Meninas e adolescentes que vivem nos municípios do Semiárido em extrema pobreza apresentam percentuais maiores para algum tipo de arranjo conjugal, como casada ou unida. Em 2022, meninas de 10 a 14 anos que viviam dentro do semiárido em extrema pobreza estiveram mais envolvidas em arranjos conjugais (22,13%) do que as meninas que estavam fora deste território (13,13%) com uma diferença de 10%.
Os eventos climáticos extremos estão associados a um aumento da violência baseada no gênero e são frequentemente relacionados a insegurança econômica e alimentar, o stress mental e uma maior exposição as hierarquias de gênero.
O Caderno Iyaleta Vol. 06 integra a segunda fase do projeto de pesquisa “Adaptação Climática: uma intersecção Brasil 2030”, da Associação de Pesquisa Iyaleta com apoio institucional do Instituto Clima e Sociedade.
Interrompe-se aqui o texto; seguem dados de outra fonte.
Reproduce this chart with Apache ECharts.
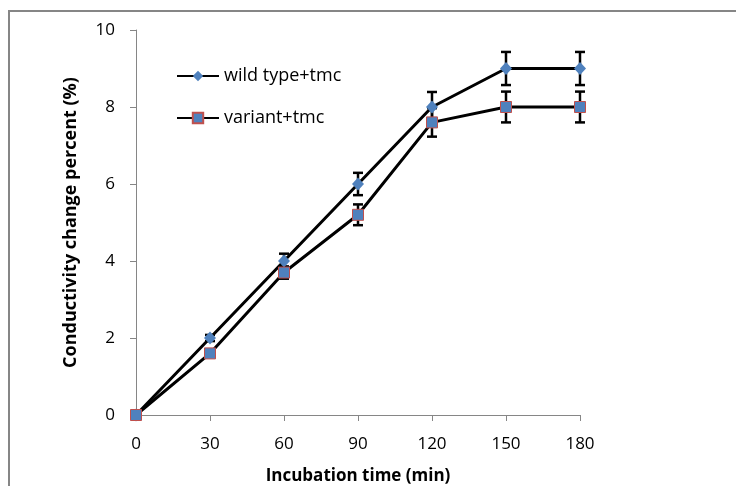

O estudo aponta evidências para formulação de estratégias de adaptação climática baseada na equidade de gênero e justiça reprodutiva, diante dos efeitos dos eventos climáticos extremos na vida e na saúde de meninas e mulheres, como no Semiárido e nos demais contextos urbanos nacionais. Uma ação diante das mudanças climáticas que reconhece as questões de gênero impostas as meninas e mulheres pode contribuir na mitigação do ciclo das Violências Baseadas em Gênero, em termos gerais, e eliminar o ciclo, em termos específicos, para aquelas que estão associadas aos efeitos direitos e indiretos dos eventos climáticos extremos.
A Associação de Pesquisa Iyaleta é um Instituto de Ciência e Tecnologia (ICT), registrada como sociedade científica e tecnológica no Conselho Nacional de Desenvolvimento Científico e Tecnológico (CNPq). Tem por finalidade promover pesquisas, formações, incidência e comunicação no campo das ciências. É também organização observadora da Convenção-Quadro das Nações Unidas sobre Mudança do Clima (UNFCCC).